── Records ──

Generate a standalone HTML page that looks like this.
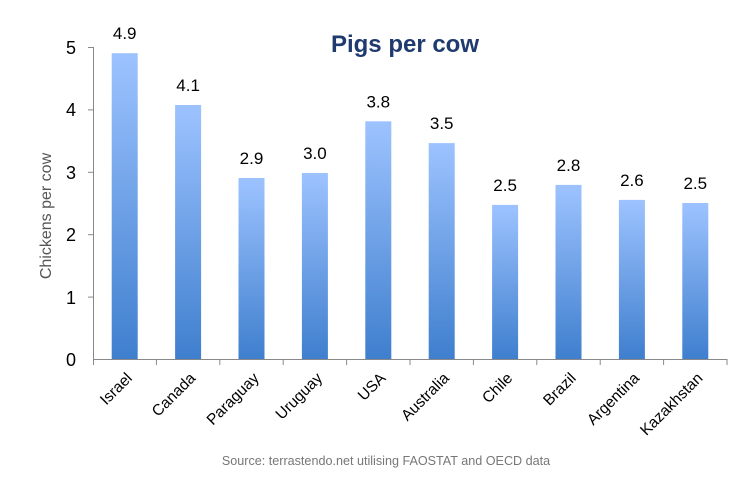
<!DOCTYPE html>
<html><head><meta charset="utf-8"><style>html,body{margin:0;padding:0;background:#fff}svg{display:block}</style></head><body>
<svg width="751" height="480" xmlns="http://www.w3.org/2000/svg" font-family="Liberation Sans, sans-serif">
<defs><linearGradient id="g" x1="0" y1="0" x2="0" y2="1"><stop offset="0" stop-color="#9dc3ff"/><stop offset="1" stop-color="#3f7fce"/></linearGradient></defs>
<text x="405" y="52" text-anchor="middle" font-size="24" font-weight="bold" fill="#1f3a6e">Pigs per cow</text>
<text transform="translate(51,216) rotate(-90)" text-anchor="middle" font-size="16" fill="#555">Chickens per cow</text>
<g fill="url(#g)">
<rect x="111.7" y="53.2" width="26" height="305.8"/>
<rect x="175.1" y="105" width="26" height="254"/>
<rect x="238.5" y="178" width="26" height="181"/>
<rect x="301.9" y="173" width="26" height="186"/>
<rect x="365.3" y="121.3" width="26" height="237.7"/>
<rect x="428.7" y="143.1" width="26" height="215.9"/>
<rect x="492.1" y="204.9" width="26" height="154.1"/>
<rect x="555.5" y="184.9" width="26" height="174.1"/>
<rect x="618.9" y="199.9" width="26" height="159.1"/>
<rect x="682.3" y="203" width="26" height="156"/>
</g>
<g stroke="#888" stroke-width="1">
<line x1="93.5" y1="47" x2="93.5" y2="365"/>
<line x1="93" y1="359.5" x2="727" y2="359.5"/>
<line x1="88" y1="47.5" x2="93" y2="47.5"/><line x1="88" y1="109.9" x2="93" y2="109.9"/><line x1="88" y1="172.3" x2="93" y2="172.3"/><line x1="88" y1="234.7" x2="93" y2="234.7"/><line x1="88" y1="297.1" x2="93" y2="297.1"/>
<line x1="156.4" y1="359" x2="156.4" y2="365"/><line x1="219.8" y1="359" x2="219.8" y2="365"/><line x1="283.2" y1="359" x2="283.2" y2="365"/><line x1="346.6" y1="359" x2="346.6" y2="365"/><line x1="410" y1="359" x2="410" y2="365"/><line x1="473.4" y1="359" x2="473.4" y2="365"/><line x1="536.8" y1="359" x2="536.8" y2="365"/><line x1="600.2" y1="359" x2="600.2" y2="365"/><line x1="663.6" y1="359" x2="663.6" y2="365"/><line x1="727" y1="359" x2="727" y2="365"/>
</g>
<g font-size="18" fill="#000" text-anchor="end">
<text x="76" y="366">0</text><text x="76" y="304">1</text><text x="76" y="241">2</text><text x="76" y="179">3</text><text x="76" y="116">4</text><text x="76" y="54">5</text>
</g>
<g font-size="17" text-anchor="middle" fill="#000">
<text x="124.7" y="39.2">4.9</text>
<text x="188.1" y="91">4.1</text>
<text x="251.5" y="164">2.9</text>
<text x="314.9" y="159">3.0</text>
<text x="378.3" y="107.3">3.8</text>
<text x="441.7" y="129.1">3.5</text>
<text x="505.1" y="190.9">2.5</text>
<text x="568.5" y="170.9">2.8</text>
<text x="631.9" y="185.9">2.6</text>
<text x="695.3" y="189">2.5</text>
</g>
<g font-size="15.5" text-anchor="end" fill="#000">
<text transform="translate(133,379) rotate(-45)">Israel</text>
<text transform="translate(196.4,379) rotate(-45)">Canada</text>
<text transform="translate(259.8,379) rotate(-45)">Paraguay</text>
<text transform="translate(323.2,379) rotate(-45)">Uruguay</text>
<text transform="translate(386.6,379) rotate(-45)">USA</text>
<text transform="translate(450,379) rotate(-45)">Australia</text>
<text transform="translate(513.4,379) rotate(-45)">Chile</text>
<text transform="translate(576.8,379) rotate(-45)">Brazil</text>
<text transform="translate(640.2,379) rotate(-45)">Argentina</text>
<text transform="translate(703.6,379) rotate(-45)">Kazakhstan</text>
</g>
<text x="386" y="465" text-anchor="middle" font-size="12.6" fill="#777">Source: terrastendo.net utilising FAOSTAT and OECD data</text>
</svg>
</body></html>
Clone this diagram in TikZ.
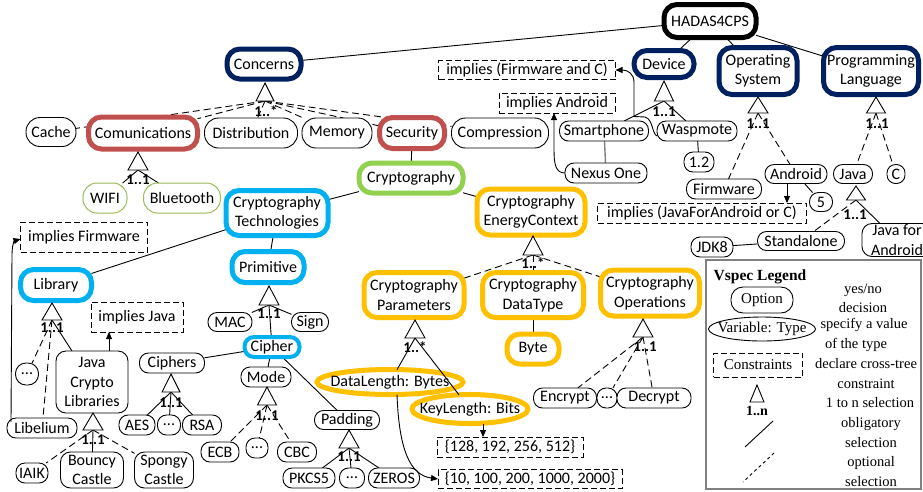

───

Challenge:
Print each record exactly as it stands, leaving the images out.

Answer below:
Generate a standalone HTML page that looks like this.
<!DOCTYPE html>
<html><head><meta charset="utf-8"><style>html,body{margin:0;padding:0;background:#fff}svg{display:block}</style></head><body>
<svg width="751" height="480" xmlns="http://www.w3.org/2000/svg" font-family="Liberation Sans, sans-serif">
<defs><linearGradient id="g" x1="0" y1="0" x2="0" y2="1"><stop offset="0" stop-color="#9dc3ff"/><stop offset="1" stop-color="#3f7fce"/></linearGradient></defs>
<text x="405" y="52" text-anchor="middle" font-size="24" font-weight="bold" fill="#1f3a6e">Pigs per cow</text>
<text transform="translate(51,216) rotate(-90)" text-anchor="middle" font-size="16" fill="#555">Chickens per cow</text>
<g fill="url(#g)">
<rect x="111.7" y="53.2" width="26" height="305.8"/>
<rect x="175.1" y="105" width="26" height="254"/>
<rect x="238.5" y="178" width="26" height="181"/>
<rect x="301.9" y="173" width="26" height="186"/>
<rect x="365.3" y="121.3" width="26" height="237.7"/>
<rect x="428.7" y="143.1" width="26" height="215.9"/>
<rect x="492.1" y="204.9" width="26" height="154.1"/>
<rect x="555.5" y="184.9" width="26" height="174.1"/>
<rect x="618.9" y="199.9" width="26" height="159.1"/>
<rect x="682.3" y="203" width="26" height="156"/>
</g>
<g stroke="#888" stroke-width="1">
<line x1="93.5" y1="47" x2="93.5" y2="365"/>
<line x1="93" y1="359.5" x2="727" y2="359.5"/>
<line x1="88" y1="47.5" x2="93" y2="47.5"/><line x1="88" y1="109.9" x2="93" y2="109.9"/><line x1="88" y1="172.3" x2="93" y2="172.3"/><line x1="88" y1="234.7" x2="93" y2="234.7"/><line x1="88" y1="297.1" x2="93" y2="297.1"/>
<line x1="156.4" y1="359" x2="156.4" y2="365"/><line x1="219.8" y1="359" x2="219.8" y2="365"/><line x1="283.2" y1="359" x2="283.2" y2="365"/><line x1="346.6" y1="359" x2="346.6" y2="365"/><line x1="410" y1="359" x2="410" y2="365"/><line x1="473.4" y1="359" x2="473.4" y2="365"/><line x1="536.8" y1="359" x2="536.8" y2="365"/><line x1="600.2" y1="359" x2="600.2" y2="365"/><line x1="663.6" y1="359" x2="663.6" y2="365"/><line x1="727" y1="359" x2="727" y2="365"/>
</g>
<g font-size="18" fill="#000" text-anchor="end">
<text x="76" y="366">0</text><text x="76" y="304">1</text><text x="76" y="241">2</text><text x="76" y="179">3</text><text x="76" y="116">4</text><text x="76" y="54">5</text>
</g>
<g font-size="17" text-anchor="middle" fill="#000">
<text x="124.7" y="39.2">4.9</text>
<text x="188.1" y="91">4.1</text>
<text x="251.5" y="164">2.9</text>
<text x="314.9" y="159">3.0</text>
<text x="378.3" y="107.3">3.8</text>
<text x="441.7" y="129.1">3.5</text>
<text x="505.1" y="190.9">2.5</text>
<text x="568.5" y="170.9">2.8</text>
<text x="631.9" y="185.9">2.6</text>
<text x="695.3" y="189">2.5</text>
</g>
<g font-size="15.5" text-anchor="end" fill="#000">
<text transform="translate(133,379) rotate(-45)">Israel</text>
<text transform="translate(196.4,379) rotate(-45)">Canada</text>
<text transform="translate(259.8,379) rotate(-45)">Paraguay</text>
<text transform="translate(323.2,379) rotate(-45)">Uruguay</text>
<text transform="translate(386.6,379) rotate(-45)">USA</text>
<text transform="translate(450,379) rotate(-45)">Australia</text>
<text transform="translate(513.4,379) rotate(-45)">Chile</text>
<text transform="translate(576.8,379) rotate(-45)">Brazil</text>
<text transform="translate(640.2,379) rotate(-45)">Argentina</text>
<text transform="translate(703.6,379) rotate(-45)">Kazakhstan</text>
</g>
<text x="386" y="465" text-anchor="middle" font-size="12.6" fill="#777">Source: terrastendo.net utilising FAOSTAT and OECD data</text>
</svg>
</body></html>
Clone this diagram in TikZ.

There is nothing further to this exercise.